There was an unintended irony in Metropolitan Hilarion’s address, namely his willingness to speak of Orthodox/Catholic co-suffering with nary a mention of the Russian Orthodox Church’s centuries-long persecution of Greek Catholics, particularly those living in Russia and Ukraine. In countless speeches, Hilarion and other representatives of the Russian Orthodox Church have decried the “Uniates” (Greek Catholics) living in Ukraine without once apologizing for the Soviet/Russian Orthodox coordinated liquidation of the Ukrainian Greek Catholic Church (UGCC) in 1946. (For more on the liquidation and the eventual survival of the UGCC, see part 1 of the soon-to-be continued series of articles on Cardinal Josyf Slipyj, a heroic witness against Communism praised by Archbishop Marcel Lefebvre.)

Since the Russian-backed uprisings in east Ukraine and the annexation of Crimea in March 2014, Ukrainian Catholic priests have been attacked, imprisoned, and expelled from their parishes. Sadly, during his meeting with the Moscow Patriarch Kirill in Havana, Cuba last year, Pope Francis failed to highlight this reality or intervene on behalf of Greek Catholics living in Ukraine. That is a far cry from the work of his predecessor, John Paul II, who successfully petitioned former Soviet leader Mikhail Gorbachev to lift the legal ban on the UGCC in 1989.
 

Fatima and Russia Today

Although it is praiseworthy that the Russian Orthodox Church wishes to relieve the suffering or persecuted Christians in the Middle East, that should not excuse the fact that it continues to support the degradation of Greek Catholics while refusing unity with the Catholic Church. A great deal has been written about the resurgence of Russian Orthodoxy since the collapse of the Soviet Union, but the story is more complicated than what appears in Orthodox periodicals. According to a Pew Research Center study published on May 10, Religious Belief and National Belonging in Central and Eastern Europe, 71% of Russian citizens identify as Orthodox and yet only 6% of Orthodox Christians in Russia attend church weekly. (Orthodox median church attendance in Central and Eastern Europe overall is 10%.) Moreover, according to the Russian Orthodox news service, Pravoslavie.Ru, only around 4.3 million Russians took part in this year’s Paschal (Easter) services—or roughly 3% of the Russian population. This is astonishing given that the Russian Orthodox Church oversees approximately 150 million souls worldwide, or roughly 60% of the global Eastern Orthodox population. 

With the Russian religious revival much shallower than many assume and the Russian Orthodox Church choosing to remain in schism from Catholicism, it is impossible to say that the “errors of Russia” are a thing of the past.
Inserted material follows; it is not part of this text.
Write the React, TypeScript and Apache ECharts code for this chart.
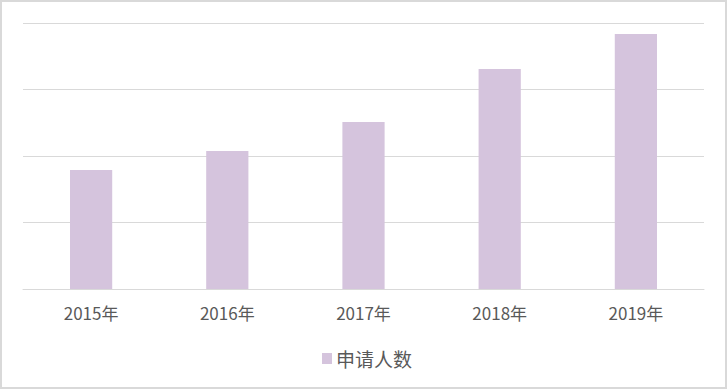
import React, { useEffect, useRef } from "react";
import * as echarts from "echarts";

const categories = ["2015年", "2016年", "2017年", "2018年", "2019年"];
const seriesName = "申请人数";
const values = [89.5, 103.8, 125.6, 165.4, 191.7];
const yMin = 0;
const yMax = 200;
const yInterval = 50;

export default function App() {
  const ref = useRef<HTMLDivElement>(null);
  useEffect(() => {
    if (!ref.current) return;
    const chart = echarts.init(ref.current, null, { renderer: "svg" });
    chart.setOption({
      animation: false,
      backgroundColor: "#ffffff",
      textStyle: { fontFamily: "'Noto Sans CJK SC', 'Noto Sans', sans-serif" },
      grid: { left: 23, right: 23, top: 23, bottom: 100, containLabel: false },
      legend: {
        data: [seriesName],
        left: 322,
        top: 349,
        padding: 0,
        itemWidth: 10,
        itemHeight: 11,
        itemGap: 6,
        icon: "rect",
        textStyle: { fontSize: 19, color: "#595959", padding: [0, 0, 0, -1] },
      },
      xAxis: {
        type: "category",
        data: categories,
        axisLine: { show: true, lineStyle: { color: "#d9d9d9", width: 1 } },
        axisTick: { show: false },
        axisLabel: { fontSize: 17, color: "#595959", margin: 15 },
      },
      yAxis: {
        type: "value",
        min: yMin,
        max: yMax,
        interval: yInterval,
        axisLabel: { show: false },
        axisLine: { show: false },
        axisTick: { show: false },
        splitLine: { lineStyle: { color: "#d9d9d9", width: 1 } },
      },
      series: [
        {
          name: seriesName,
          type: "bar",
          data: values,
          barWidth: "31%",
          itemStyle: { color: "#d5c4dd" },
        },
      ],
    });
    return () => chart.dispose();
  }, []);
  return (
    <div style={{ position: "absolute", left: 0, top: 0, width: 727, height: 389 }}>
      <div ref={ref} style={{ width: 727, height: 389 }} />
      <div
        style={{
          position: "absolute",
          left: 0,
          top: 0,
          width: 727,
          height: 389,
          boxSizing: "border-box",
          border: "2px solid #d9d9d9",
          pointerEvents: "none",
        }}
      />
    </div>
  );
}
Much of Russia remains closed-off from the True Faith.

This is one of many reasons why Fatima remains so central today. Until Russia is properly consecrated to the Immaculate Heart of Mary, Russia will not be converted and she will continue to “...spread her errors throughout the world, causing wars and persecutions of the [Catholic] Church.”

Whatever indirect or practical good the Russian Orthodox Church can carry out by aiding longsuffering Christian communities or resisting certain secular-liberal trends such as the spread of gender ideology and homosexualism pales in comparison to the supernatural good Our Lady can accomplish. May her Immaculate Heart triumph.